Noiret, Rochefort et Marielle...
LES GRANDS DUCS, film de PATRICE LECONTE
Attention, ce film sera bientôt un film culte !
Ereinté par la critique à sa sortie, en février 1996, boudé par le public, il s’est fait remarquer par un clan de groupies qui se le repassent dans les soirées d’initiés.
Complètement déjanté, tourné à un rythme d’enfer, joué par des acteurs au sommet de leur folie, il multiplie les scènes d’anthologie.
`Difficile de choisir…
Patrice Leconte est spécialiste des castings de rêve. En plus, il adore les stars et apparemment c’est réciproque.
Là, il a fait fort encore une fois : trois des plus grands acteurs du moment : Jean Rochefort, Jean-Pierre Marielle et Philippe Noiret ensemble dans des rôles de comédiens ringards. C’était gonflé. Le scénario l’était plus encore, et quand ils l’ont lu, les trois ont plongé en chœur.
C’était pourtant un peu risqué. Jouer les ringards quand on est trois têtes d’affiche, c’est jouer sur la corde raide. Un effet de trop et l’on tombe dans le grand guignol.
Dans ce film, les trois acteurs – et leurs partenaires – sont complètements zinzins – mais crédibles. Difficile à expliquer.
Chercher une scène fétiche dans Les Grands Ducs c’est chercher une tache noire sur le dos d’un dalmatien.

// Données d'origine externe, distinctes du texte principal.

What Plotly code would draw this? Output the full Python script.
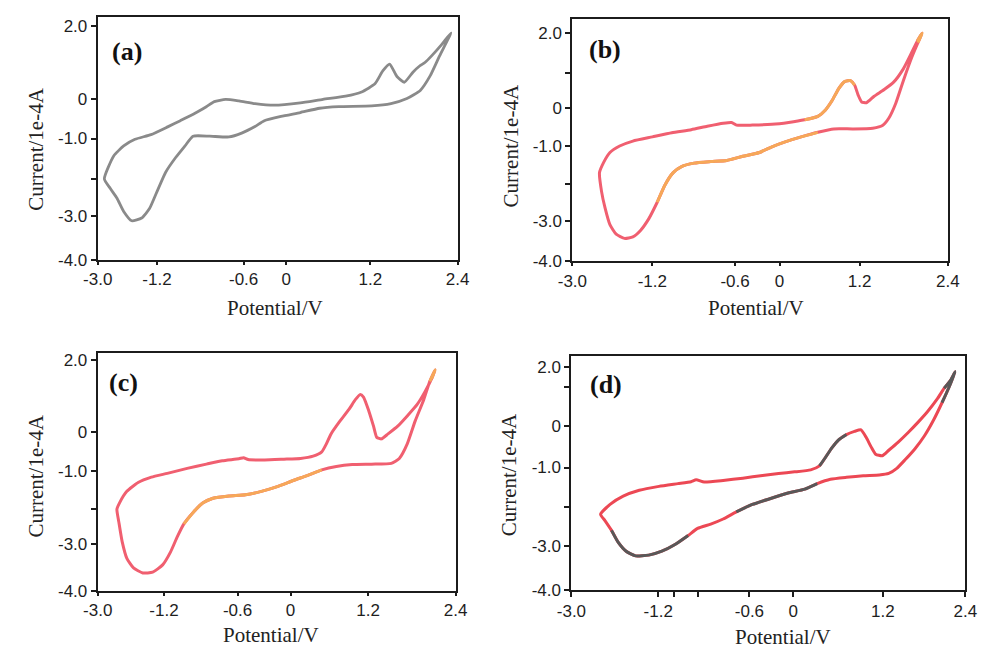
import plotly.graph_objects as go

# ---------------- cyclic voltammograms (potential in V, current in 1e-4 A) -------------
# (a) bare electrode
a_pot = [-2.90, -2.81, -2.71, -2.61, -2.49, -2.34, -2.22, -2.10, -1.98, -1.83, -1.69, -1.57,
         -1.32, -1.03, -0.84, -0.64, -0.50, -0.25, 0.04, 0.33, 0.62, 1.11, 1.40, 1.64, 1.84,
         1.99, 2.13, 2.30,
         2.16, 2.01, 1.91, 1.83, 1.73, 1.60, 1.49, 1.38, 1.28, 1.16, 0.96, 0.72, 0.38, 0.04,
         -0.35, -0.64, -0.88, -1.08, -1.25, -1.37, -1.54, -1.76, -1.95, -2.20, -2.44, -2.61,
         -2.76, -2.90]
a_cur = [-1.91, -2.16, -2.41, -2.75, -2.99, -2.92, -2.67, -2.20, -1.74, -1.36, -1.06, -0.81,
         -0.81, -0.83, -0.73, -0.56, -0.41, -0.30, -0.20, -0.09, -0.05, -0.03, 0.03, 0.16, 0.37,
         0.75, 1.26, 1.85,
         1.55, 1.26, 1.09, 1.00, 0.84, 0.58, 0.73, 1.05, 0.88, 0.54, 0.33, 0.22, 0.14, 0.05,
         -0.01, 0.03, 0.10, 0.14, 0.08, -0.05, -0.22, -0.41, -0.57, -0.77, -0.89, -1.06,
         -1.32, -1.91]

# (b)
b_pot = [-2.61, -2.58, -2.53, -2.46, -2.37, -2.25, -2.13, -2.02, -1.90, -1.78, -1.67, -1.55,
         -1.43, -1.25, -1.01, -0.78, -0.55, -0.31, -0.13, 0.06, 0.29, 0.53, 0.76, 1.04, 1.32,
         1.46, 1.55, 1.65, 1.76, 1.88, 1.97, 2.03,
         1.96, 1.88, 1.76, 1.62, 1.48, 1.34, 1.23, 1.16, 1.11, 1.06, 1.00, 0.92, 0.83, 0.74,
         0.64, 0.53, 0.34, 0.11, -0.13, -0.41, -0.64, -0.71, -0.83, -1.06, -1.29, -1.57,
         -1.85, -2.13, -2.32, -2.46, -2.55, -2.61]
b_cur = [-1.67, -2.17, -2.60, -3.04, -3.29, -3.40, -3.36, -3.19, -2.88, -2.45, -2.00, -1.67,
         -1.51, -1.42, -1.38, -1.35, -1.24, -1.14, -0.99, -0.86, -0.73, -0.61, -0.52, -0.52,
         -0.50, -0.43, -0.24, 0.15, 0.75, 1.36, 1.75, 2.00,
         1.79, 1.49, 1.06, 0.71, 0.51, 0.34, 0.17, 0.19, 0.37, 0.63, 0.75, 0.73, 0.54, 0.24,
         -0.02, -0.19, -0.28, -0.35, -0.40, -0.42, -0.42, -0.35, -0.37, -0.45, -0.54, -0.62,
         -0.73, -0.84, -0.97, -1.14, -1.40, -1.67]

# (c)
c_pot = [-2.71, -2.68, -2.63, -2.56, -2.46, -2.32, -2.17, -2.02, -1.90, -1.80, -1.70, -1.56,
         -1.41, -1.26, -1.02, -0.77, -0.53, -0.28, -0.04, 0.16, 0.38, 0.60, 0.84, 1.13, 1.43,
         1.55, 1.67, 1.79, 1.92, 2.01, 2.09,
         2.04, 1.94, 1.82, 1.67, 1.53, 1.38, 1.28, 1.21, 1.16, 1.09, 1.01, 0.96, 0.89, 0.79,
         0.64, 0.52, 0.45, 0.38, 0.25, 0.06, -0.19, -0.48, -0.73, -0.80, -0.87, -1.12, -1.36,
         -1.65, -1.95, -2.19, -2.39, -2.56, -2.67, -2.71]
c_cur = [-1.88, -2.22, -2.73, -3.16, -3.41, -3.54, -3.52, -3.33, -2.99, -2.60, -2.26, -1.96,
         -1.71, -1.59, -1.53, -1.50, -1.41, -1.28, -1.12, -1.00, -0.85, -0.76, -0.71, -0.70,
         -0.68, -0.55, -0.17, 0.43, 0.99, 1.46, 1.76,
         1.54, 1.20, 0.86, 0.56, 0.30, 0.09, -0.04, 0.00, 0.30, 0.69, 1.05, 1.12, 0.99, 0.73,
         0.39, 0.09, -0.17, -0.38, -0.49, -0.55, -0.57, -0.59, -0.58, -0.53, -0.56, -0.61,
         -0.70, -0.81, -0.94, -1.04, -1.18, -1.41, -1.71, -1.88]

# (d)
d_pot = [-2.60, -2.54, -2.45, -2.36, -2.25, -2.12, -1.94, -1.76, -1.58, -1.40, -1.27, -1.09,
         -0.92, -0.74, -0.52, -0.29, -0.03, 0.20, 0.37, 0.55, 0.77, 1.00, 1.22, 1.35, 1.46,
         1.57, 1.71, 1.84, 1.97, 2.08, 2.17, 2.26,
         2.20, 2.11, 2.02, 1.88, 1.75, 1.62, 1.48, 1.35, 1.26, 1.17, 1.11, 1.04, 0.97, 0.88,
         0.77, 0.66, 0.57, 0.48, 0.40, 0.28, 0.06, -0.16, -0.38, -0.65, -0.92, -1.18, -1.29,
         -1.36, -1.54, -1.80, -2.07, -2.29, -2.47, -2.60]
d_cur = [-2.07, -2.23, -2.48, -2.78, -3.01, -3.13, -3.11, -3.01, -2.84, -2.61, -2.43, -2.32,
         -2.19, -2.01, -1.82, -1.68, -1.53, -1.43, -1.29, -1.18, -1.13, -1.09, -1.07, -1.03,
         -0.90, -0.69, -0.40, -0.07, 0.35, 0.77, 1.14, 1.56,
         1.35, 1.14, 0.88, 0.54, 0.27, 0.02, -0.23, -0.44, -0.58, -0.54, -0.36, -0.11, 0.08,
         0.04, -0.04, -0.18, -0.38, -0.63, -0.84, -0.94, -0.99, -1.03, -1.08, -1.15, -1.21,
         -1.25, -1.19, -1.24, -1.29, -1.36, -1.46, -1.61, -1.82, -2.07]

# ---------------- axis tick labels ----------------
x_ticktext = ["-3.0", "-1.2", "-0.6", "0", "1.2", "2.4"]
a_xtickvals = [-3.0, -2.11, -0.81, -0.17, 1.09, 2.4]
b_xtickvals = [-3.0, -1.85, -0.66, -0.02, 1.13, 2.4]
c_xtickvals = [-3.0, -2.00, -0.89, -0.09, 1.08, 2.4]
d_xtickvals = [-3.0, -1.81, -1.59, -1.27, -0.56, 0.04, 1.27, 2.4]
d_xticktext = ["-3.0", "-1.2", "", "", "-0.6", "0", "1.2", "2.4"]

a_ytickvals = [2.02, 0.14, -0.87, -1.91, -2.87, -4.0]
a_yticktext = ["2.0", "0", "-1.0", "", "-3.0", "-4.0"]
b_ytickvals = [2.0, 0.96, 0.03, -0.98, -1.96, -2.94, -4.0]
b_yticktext = ["2.0", "", "0", "-1.0", "", "-3.0", "-4.0"]
c_ytickvals = [2.01, 0.13, -0.88, -1.86, -2.78, -4.0]
c_yticktext = ["2.0", "0", "-1.0", "", "-3.0", "-4.0"]
d_ytickvals = [1.68, 1.18, 0.18, -0.88, -1.88, -2.88, -4.0]
d_yticktext = ["2.0", "", "0", "-1.0", "", "-3.0", "-4.0"]

y_tops = {"a": 2.27, "b": 2.38, "c": 2.19, "d": 1.95}

RED = "rgb(240,95,112)"
RED_D = "rgb(236,72,84)"
ORANGE = "rgb(246,168,88)"
GRAY_A = "rgb(138,138,138)"
GRAY_D = "rgb(88,88,88)"

fig = go.Figure()


def add_curve(xs, ys, color, xa, ya, width=3):
    fig.add_trace(go.Scatter(x=xs, y=ys, mode="lines", xaxis=xa, yaxis=ya,
                             line=dict(color=color, width=width, shape="spline", smoothing=0.5),
                             showlegend=False, hoverinfo="skip"))


def add_sections(xs, ys, spans, color, xa, ya):
    for i0, i1 in spans:
        add_curve(xs[i0:i1 + 1], ys[i0:i1 + 1], color, xa, ya)


# (a)
add_curve(a_pot, a_cur, GRAY_A, "x", "y", width=2.8)
# (b)
add_curve(b_pot, b_cur, RED, "x2", "y2")
add_sections(b_pot, b_cur, [(9, 21), (41, 48), (30, 32)], ORANGE, "x2", "y2")
# (c)
add_curve(c_pot, c_cur, RED, "x3", "y3")
add_sections(c_pot, c_cur, [(10, 20), (29, 31)], ORANGE, "x3", "y3")
# (d)
add_curve(d_pot, d_cur, RED_D, "x4", "y4")
add_sections(d_pot, d_cur, [(2, 9), (13, 18), (46, 50), (29, 33)], GRAY_D, "x4", "y4")

# ---------------- layout ----------------
W, H = 990, 657
frames = {  # left, right, top, bottom in pixels
    "a": (85, 455, 15, 262.7),
    "b": (573, 959, 17, 264),
    "c": (85, 453, 358, 599.5),
    "d": (572, 977, 361, 599),
}
xticks = {"a": (a_xtickvals, x_ticktext), "b": (b_xtickvals, x_ticktext),
          "c": (c_xtickvals, x_ticktext), "d": (d_xtickvals, d_xticktext)}
yticks = {"a": (a_ytickvals, a_yticktext), "b": (b_ytickvals, b_yticktext),
          "c": (c_ytickvals, c_yticktext), "d": (d_ytickvals, d_yticktext)}

AX = "#1c1c1c"
tickfont = dict(family="Liberation Sans, Arial, sans-serif", size=17, color="#1e1e1e")
layout = dict(width=W, height=H, margin=dict(l=0, r=0, t=0, b=0),
              paper_bgcolor="white", plot_bgcolor="white", showlegend=False)

for k, key in enumerate(["a", "b", "c", "d"]):
    l, r, t, b = frames[key]
    sfx = "" if k == 0 else str(k + 1)
    layout["xaxis" + sfx] = dict(
        domain=[l / W, r / W], anchor="y" + sfx, range=[-3.0, 2.4],
        tickmode="array", tickvals=xticks[key][0], ticktext=xticks[key][1],
        ticks="outside", ticklen=5 if key == "d" else 3, tickwidth=1.5, tickcolor=AX,
        showline=True, linecolor=AX, linewidth=2, mirror=True,
        showgrid=False, zeroline=False, tickfont=tickfont, fixedrange=True)
    layout["yaxis" + sfx] = dict(
        domain=[1 - b / H, 1 - t / H], anchor="x" + sfx, range=[-4.0, y_tops[key]],
        tickmode="array", tickvals=yticks[key][0], ticktext=yticks[key][1],
        ticks="outside", ticklen=5, tickwidth=1.5, tickcolor=AX,
        showline=True, linecolor=AX, linewidth=2, mirror=True,
        showgrid=False, zeroline=False, tickfont=tickfont, fixedrange=True)

serif = "Liberation Serif, Times New Roman, serif"
annotations = []
panel_pos = {"(a)": (115, 50), "(b)": (607, 48), "(c)": (112, 388), "(d)": (608, 390)}
for txt, (px, py) in panel_pos.items():
    annotations.append(dict(text="<b>" + txt + "</b>", x=px / W, y=1 - py / H, xref="paper",
                            yref="paper", showarrow=False, xanchor="center", yanchor="middle",
                            font=dict(family=serif, size=26, color="#111")))
for px, py in [(267, 312), (762, 312), (263, 645), (790, 647)]:
    annotations.append(dict(text="Potential/V", x=px / W, y=1 - py / H, xref="paper",
                            yref="paper", showarrow=False, xanchor="center", yanchor="middle",
                            font=dict(family=serif, size=21, color="#222")))
for px, py in [(22, 150), (510, 147), (22, 483), (508, 482)]:
    annotations.append(dict(text="Current/1e-4A", x=px / W, y=1 - py / H, xref="paper",
                            yref="paper", showarrow=False, xanchor="center", yanchor="middle",
                            textangle=-90, font=dict(family=serif, size=21, color="#222")))
layout["annotations"] = annotations

fig.update_layout(**layout)
fig.write_html("out.html")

Depuis les péripéties de leur casting jusqu’à la pièce de théâtre Scoubidou qu’ils interprètent de ville en ville dans la plus grande confusion, chacun des trois a sa minute de folie.
Mais prenons la scène de la scène où Noiret, Rochefort, après avoir décroché leurs rôles grâce à une honteuse remise sur le cachet de base, vont proposer à Marielle d’être leur partenaire dans la tournée.
Ils le trouvent en pleine crise de fureur contre son voisin avant de le voir démolir une cloison de son appartement à coups de piolet.
On est d’emblée dans le bain avec les trois personnages bien positionnés sur le terrain.
Noiret l’attaquant , conquérant, beau parleur, théâtral.
Rochefort, l’ailier gauche, très gauche, simulateur, séducteur, comique au 38ème degré, impérial.
Marielle, le gardien de but, hyper-buté, parano, belliqueux, imprévisible et grandiose.
Ensuite, il n’y a qu’à les suivre dans leur tournée à travers la France et traquer les mini scènes-culte.
Nous assistons à une pièce de théâtre dont nous ne voyons que quelques scènes, chaque fois un désastre. Personne n’est à son poste au moment voulu.
Marielle obsédé par l’état de santé de son bébé, pendu au téléphone entre chacune de ses entrées en scène, (essayez de l’imaginer disant « des cloques ? » d’une voix tremblante) Rochefort éperdu dans le décolleté de l’actrice principale récalcitrante, Marielle encore, fuyant les avances d’un partenaire gay, Noiret au commissariat, Rochefort en plein délire sexuel, Marielle jouant les intermittents du spectacle pour solliciter la générosité du public.
Et je ne parle pas de Michel Blanc, inénarrable dans son rôle de « méchant » producteur au bord de la faillite, qui hait les acteurs et n’a qu’une idée en tête, handicaper l’actrice principale pour saboter la pièce.
Et enfin cette actrice principale, Catherine Jacob qui joue la diva avec panache, incompréhensible mais pleine de panache, toute en rondeurs pulpeuses.
Je vous le dis, ce film est inénarrable, on ne peut le narrer, il faut le voir, un soir de déprime, et le revoir le lendemain pour être sûr de n’avoir pas rêvé.